__Short exercise__: Your copy of the material must match it exactly, except that pictures are dropped.

__Material provided__:
===============

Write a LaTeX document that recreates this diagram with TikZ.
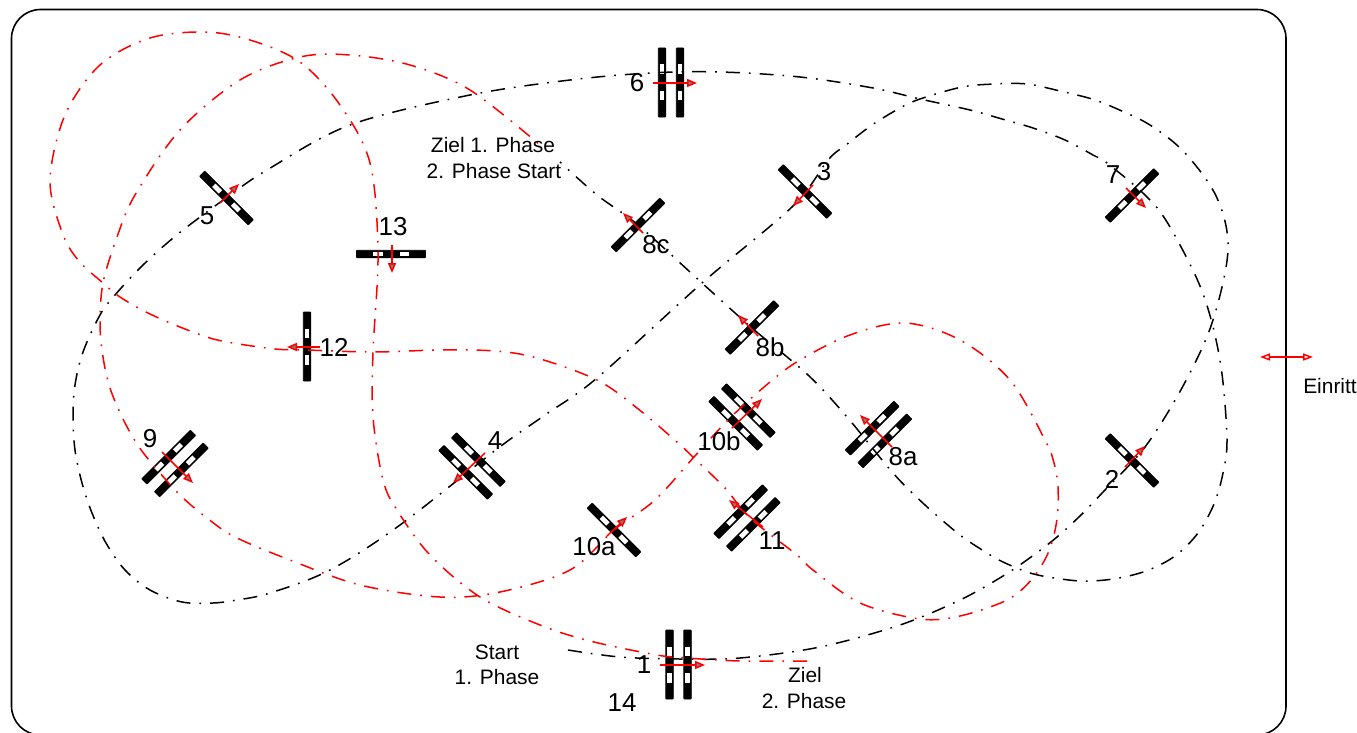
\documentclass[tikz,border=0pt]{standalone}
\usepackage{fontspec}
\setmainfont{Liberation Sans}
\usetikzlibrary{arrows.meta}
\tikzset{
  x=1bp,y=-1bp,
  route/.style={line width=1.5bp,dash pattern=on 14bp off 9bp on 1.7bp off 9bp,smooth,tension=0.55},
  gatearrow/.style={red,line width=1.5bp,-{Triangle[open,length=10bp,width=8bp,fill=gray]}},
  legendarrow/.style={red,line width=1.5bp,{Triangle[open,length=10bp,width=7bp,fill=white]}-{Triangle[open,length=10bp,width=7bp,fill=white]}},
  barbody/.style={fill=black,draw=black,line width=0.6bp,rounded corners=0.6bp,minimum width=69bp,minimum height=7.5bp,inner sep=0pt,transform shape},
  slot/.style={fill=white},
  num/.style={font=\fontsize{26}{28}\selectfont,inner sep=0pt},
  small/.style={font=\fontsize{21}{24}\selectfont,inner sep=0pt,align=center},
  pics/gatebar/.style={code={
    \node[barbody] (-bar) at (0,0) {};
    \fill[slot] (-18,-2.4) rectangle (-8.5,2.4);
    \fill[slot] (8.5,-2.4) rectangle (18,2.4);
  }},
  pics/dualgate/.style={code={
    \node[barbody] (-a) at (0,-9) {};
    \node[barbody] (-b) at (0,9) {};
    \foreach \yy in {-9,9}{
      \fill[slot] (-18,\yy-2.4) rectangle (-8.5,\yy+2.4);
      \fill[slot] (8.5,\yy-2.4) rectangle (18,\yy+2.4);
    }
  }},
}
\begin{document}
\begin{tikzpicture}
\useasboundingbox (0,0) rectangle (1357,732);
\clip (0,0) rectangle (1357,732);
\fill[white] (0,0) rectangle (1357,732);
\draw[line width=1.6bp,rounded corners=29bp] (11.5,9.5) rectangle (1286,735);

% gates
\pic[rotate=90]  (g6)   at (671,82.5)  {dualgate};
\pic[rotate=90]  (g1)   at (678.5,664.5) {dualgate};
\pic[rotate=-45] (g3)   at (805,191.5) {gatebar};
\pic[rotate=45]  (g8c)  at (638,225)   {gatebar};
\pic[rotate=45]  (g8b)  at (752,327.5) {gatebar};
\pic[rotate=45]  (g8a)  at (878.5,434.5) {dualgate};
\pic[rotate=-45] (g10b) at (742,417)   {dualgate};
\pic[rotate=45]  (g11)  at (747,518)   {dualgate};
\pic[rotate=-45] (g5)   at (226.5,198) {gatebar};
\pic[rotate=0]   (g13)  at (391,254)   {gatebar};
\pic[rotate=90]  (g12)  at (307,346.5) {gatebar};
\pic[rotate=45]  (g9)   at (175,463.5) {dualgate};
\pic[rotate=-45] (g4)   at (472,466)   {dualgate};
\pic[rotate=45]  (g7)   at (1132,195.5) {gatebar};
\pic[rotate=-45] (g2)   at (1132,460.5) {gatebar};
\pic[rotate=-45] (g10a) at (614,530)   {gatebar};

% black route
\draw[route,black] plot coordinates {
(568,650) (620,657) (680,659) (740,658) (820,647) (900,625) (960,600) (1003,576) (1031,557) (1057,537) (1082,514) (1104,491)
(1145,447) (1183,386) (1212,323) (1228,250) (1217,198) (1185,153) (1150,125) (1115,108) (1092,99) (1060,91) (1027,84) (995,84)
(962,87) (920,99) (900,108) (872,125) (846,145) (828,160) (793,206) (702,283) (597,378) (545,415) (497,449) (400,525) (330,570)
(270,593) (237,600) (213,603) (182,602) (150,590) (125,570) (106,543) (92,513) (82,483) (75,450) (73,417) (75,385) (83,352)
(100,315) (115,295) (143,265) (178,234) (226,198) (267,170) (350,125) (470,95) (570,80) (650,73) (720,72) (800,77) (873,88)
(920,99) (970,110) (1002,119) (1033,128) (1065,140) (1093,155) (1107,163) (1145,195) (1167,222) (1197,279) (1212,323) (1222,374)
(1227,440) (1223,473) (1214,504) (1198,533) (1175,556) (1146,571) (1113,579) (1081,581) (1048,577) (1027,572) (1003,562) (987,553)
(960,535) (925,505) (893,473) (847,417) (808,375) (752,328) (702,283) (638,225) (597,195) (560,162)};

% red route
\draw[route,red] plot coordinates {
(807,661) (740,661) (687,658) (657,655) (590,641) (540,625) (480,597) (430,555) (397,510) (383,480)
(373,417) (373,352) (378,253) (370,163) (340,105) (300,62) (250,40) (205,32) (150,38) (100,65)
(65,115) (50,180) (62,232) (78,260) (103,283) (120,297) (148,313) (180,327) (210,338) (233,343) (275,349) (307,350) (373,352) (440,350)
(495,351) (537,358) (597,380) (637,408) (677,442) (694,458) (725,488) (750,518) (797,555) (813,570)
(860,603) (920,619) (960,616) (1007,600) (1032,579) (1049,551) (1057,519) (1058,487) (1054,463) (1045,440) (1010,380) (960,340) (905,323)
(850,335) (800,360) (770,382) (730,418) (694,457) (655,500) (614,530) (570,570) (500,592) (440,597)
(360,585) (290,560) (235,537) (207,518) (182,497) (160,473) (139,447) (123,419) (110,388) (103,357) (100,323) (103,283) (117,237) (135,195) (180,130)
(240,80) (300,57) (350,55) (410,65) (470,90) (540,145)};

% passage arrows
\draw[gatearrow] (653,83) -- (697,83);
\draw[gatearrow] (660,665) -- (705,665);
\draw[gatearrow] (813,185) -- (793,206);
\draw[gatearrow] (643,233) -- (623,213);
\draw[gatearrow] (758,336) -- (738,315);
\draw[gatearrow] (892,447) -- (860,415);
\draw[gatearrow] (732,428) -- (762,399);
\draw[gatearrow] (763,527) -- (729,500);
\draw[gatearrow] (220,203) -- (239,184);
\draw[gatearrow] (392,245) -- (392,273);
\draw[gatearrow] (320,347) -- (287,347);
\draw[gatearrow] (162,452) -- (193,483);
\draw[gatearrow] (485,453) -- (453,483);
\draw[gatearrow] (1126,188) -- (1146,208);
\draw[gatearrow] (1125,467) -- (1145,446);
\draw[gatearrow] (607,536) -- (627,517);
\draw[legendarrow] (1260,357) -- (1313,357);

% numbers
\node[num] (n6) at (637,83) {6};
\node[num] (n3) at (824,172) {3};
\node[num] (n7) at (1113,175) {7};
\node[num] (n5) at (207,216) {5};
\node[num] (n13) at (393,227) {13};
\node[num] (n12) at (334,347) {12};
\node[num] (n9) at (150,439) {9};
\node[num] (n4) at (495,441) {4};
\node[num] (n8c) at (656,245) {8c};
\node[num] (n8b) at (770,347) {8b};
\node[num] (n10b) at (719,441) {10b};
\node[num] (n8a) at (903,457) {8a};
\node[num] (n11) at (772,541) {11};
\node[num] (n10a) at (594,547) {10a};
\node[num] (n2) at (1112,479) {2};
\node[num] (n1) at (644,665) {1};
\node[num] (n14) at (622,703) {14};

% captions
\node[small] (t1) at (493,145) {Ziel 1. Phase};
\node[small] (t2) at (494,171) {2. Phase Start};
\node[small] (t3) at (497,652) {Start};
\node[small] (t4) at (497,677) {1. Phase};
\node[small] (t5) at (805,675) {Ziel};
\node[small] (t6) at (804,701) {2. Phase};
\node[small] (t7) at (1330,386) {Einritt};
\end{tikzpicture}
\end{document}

===============

__Right answer__:
Write a LaTeX document that recreates this diagram with TikZ.
\documentclass[tikz,border=0pt]{standalone}
\usepackage{fontspec}
\setmainfont{Liberation Sans}
\usetikzlibrary{arrows.meta}
\tikzset{
  x=1bp,y=-1bp,
  route/.style={line width=1.5bp,dash pattern=on 14bp off 9bp on 1.7bp off 9bp,smooth,tension=0.55},
  gatearrow/.style={red,line width=1.5bp,-{Triangle[open,length=10bp,width=8bp,fill=gray]}},
  legendarrow/.style={red,line width=1.5bp,{Triangle[open,length=10bp,width=7bp,fill=white]}-{Triangle[open,length=10bp,width=7bp,fill=white]}},
  barbody/.style={fill=black,draw=black,line width=0.6bp,rounded corners=0.6bp,minimum width=69bp,minimum height=7.5bp,inner sep=0pt,transform shape},
  slot/.style={fill=white},
  num/.style={font=\fontsize{26}{28}\selectfont,inner sep=0pt},
  small/.style={font=\fontsize{21}{24}\selectfont,inner sep=0pt,align=center},
  pics/gatebar/.style={code={
    \node[barbody] (-bar) at (0,0) {};
    \fill[slot] (-18,-2.4) rectangle (-8.5,2.4);
    \fill[slot] (8.5,-2.4) rectangle (18,2.4);
  }},
  pics/dualgate/.style={code={
    \node[barbody] (-a) at (0,-9) {};
    \node[barbody] (-b) at (0,9) {};
    \foreach \yy in {-9,9}{
      \fill[slot] (-18,\yy-2.4) rectangle (-8.5,\yy+2.4);
      \fill[slot] (8.5,\yy-2.4) rectangle (18,\yy+2.4);
    }
  }},
}
\begin{document}
\begin{tikzpicture}
\useasboundingbox (0,0) rectangle (1357,732);
\clip (0,0) rectangle (1357,732);
\fill[white] (0,0) rectangle (1357,732);
\draw[line width=1.6bp,rounded corners=29bp] (11.5,9.5) rectangle (1286,735);

% gates
\pic[rotate=90]  (g6)   at (671,82.5)  {dualgate};
\pic[rotate=90]  (g1)   at (678.5,664.5) {dualgate};
\pic[rotate=-45] (g3)   at (805,191.5) {gatebar};
\pic[rotate=45]  (g8c)  at (638,225)   {gatebar};
\pic[rotate=45]  (g8b)  at (752,327.5) {gatebar};
\pic[rotate=45]  (g8a)  at (878.5,434.5) {dualgate};
\pic[rotate=-45] (g10b) at (742,417)   {dualgate};
\pic[rotate=45]  (g11)  at (747,518)   {dualgate};
\pic[rotate=-45] (g5)   at (226.5,198) {gatebar};
\pic[rotate=0]   (g13)  at (391,254)   {gatebar};
\pic[rotate=90]  (g12)  at (307,346.5) {gatebar};
\pic[rotate=45]  (g9)   at (175,463.5) {dualgate};
\pic[rotate=-45] (g4)   at (472,466)   {dualgate};
\pic[rotate=45]  (g7)   at (1132,195.5) {gatebar};
\pic[rotate=-45] (g2)   at (1132,460.5) {gatebar};
\pic[rotate=-45] (g10a) at (614,530)   {gatebar};

% black route
\draw[route,black] plot coordinates {
(568,650) (620,657) (680,659) (740,658) (820,647) (900,625) (960,600) (1003,576) (1031,557) (1057,537) (1082,514) (1104,491)
(1145,447) (1183,386) (1212,323) (1228,250) (1217,198) (1185,153) (1150,125) (1115,108) (1092,99) (1060,91) (1027,84) (995,84)
(962,87) (920,99) (900,108) (872,125) (846,145) (828,160) (793,206) (702,283) (597,378) (545,415) (497,449) (400,525) (330,570)
(270,593) (237,600) (213,603) (182,602) (150,590) (125,570) (106,543) (92,513) (82,483) (75,450) (73,417) (75,385) (83,352)
(100,315) (115,295) (143,265) (178,234) (226,198) (267,170) (350,125) (470,95) (570,80) (650,73) (720,72) (800,77) (873,88)
(920,99) (970,110) (1002,119) (1033,128) (1065,140) (1093,155) (1107,163) (1145,195) (1167,222) (1197,279) (1212,323) (1222,374)
(1227,440) (1223,473) (1214,504) (1198,533) (1175,556) (1146,571) (1113,579) (1081,581) (1048,577) (1027,572) (1003,562) (987,553)
(960,535) (925,505) (893,473) (847,417) (808,375) (752,328) (702,283) (638,225) (597,195) (560,162)};

% red route
\draw[route,red] plot coordinates {
(807,661) (740,661) (687,658) (657,655) (590,641) (540,625) (480,597) (430,555) (397,510) (383,480)
(373,417) (373,352) (378,253) (370,163) (340,105) (300,62) (250,40) (205,32) (150,38) (100,65)
(65,115) (50,180) (62,232) (78,260) (103,283) (120,297) (148,313) (180,327) (210,338) (233,343) (275,349) (307,350) (373,352) (440,350)
(495,351) (537,358) (597,380) (637,408) (677,442) (694,458) (725,488) (750,518) (797,555) (813,570)
(860,603) (920,619) (960,616) (1007,600) (1032,579) (1049,551) (1057,519) (1058,487) (1054,463) (1045,440) (1010,380) (960,340) (905,323)
(850,335) (800,360) (770,382) (730,418) (694,457) (655,500) (614,530) (570,570) (500,592) (440,597)
(360,585) (290,560) (235,537) (207,518) (182,497) (160,473) (139,447) (123,419) (110,388) (103,357) (100,323) (103,283) (117,237) (135,195) (180,130)
(240,80) (300,57) (350,55) (410,65) (470,90) (540,145)};

% passage arrows
\draw[gatearrow] (653,83) -- (697,83);
\draw[gatearrow] (660,665) -- (705,665);
\draw[gatearrow] (813,185) -- (793,206);
\draw[gatearrow] (643,233) -- (623,213);
\draw[gatearrow] (758,336) -- (738,315);
\draw[gatearrow] (892,447) -- (860,415);
\draw[gatearrow] (732,428) -- (762,399);
\draw[gatearrow] (763,527) -- (729,500);
\draw[gatearrow] (220,203) -- (239,184);
\draw[gatearrow] (392,245) -- (392,273);
\draw[gatearrow] (320,347) -- (287,347);
\draw[gatearrow] (162,452) -- (193,483);
\draw[gatearrow] (485,453) -- (453,483);
\draw[gatearrow] (1126,188) -- (1146,208);
\draw[gatearrow] (1125,467) -- (1145,446);
\draw[gatearrow] (607,536) -- (627,517);
\draw[legendarrow] (1260,357) -- (1313,357);

% numbers
\node[num] (n6) at (637,83) {6};
\node[num] (n3) at (824,172) {3};
\node[num] (n7) at (1113,175) {7};
\node[num] (n5) at (207,216) {5};
\node[num] (n13) at (393,227) {13};
\node[num] (n12) at (334,347) {12};
\node[num] (n9) at (150,439) {9};
\node[num] (n4) at (495,441) {4};
\node[num] (n8c) at (656,245) {8c};
\node[num] (n8b) at (770,347) {8b};
\node[num] (n10b) at (719,441) {10b};
\node[num] (n8a) at (903,457) {8a};
\node[num] (n11) at (772,541) {11};
\node[num] (n10a) at (594,547) {10a};
\node[num] (n2) at (1112,479) {2};
\node[num] (n1) at (644,665) {1};
\node[num] (n14) at (622,703) {14};

% captions
\node[small] (t1) at (493,145) {Ziel 1. Phase};
\node[small] (t2) at (494,171) {2. Phase Start};
\node[small] (t3) at (497,652) {Start};
\node[small] (t4) at (497,677) {1. Phase};
\node[small] (t5) at (805,675) {Ziel};
\node[small] (t6) at (804,701) {2. Phase};
\node[small] (t7) at (1330,386) {Einritt};
\end{tikzpicture}
\end{document}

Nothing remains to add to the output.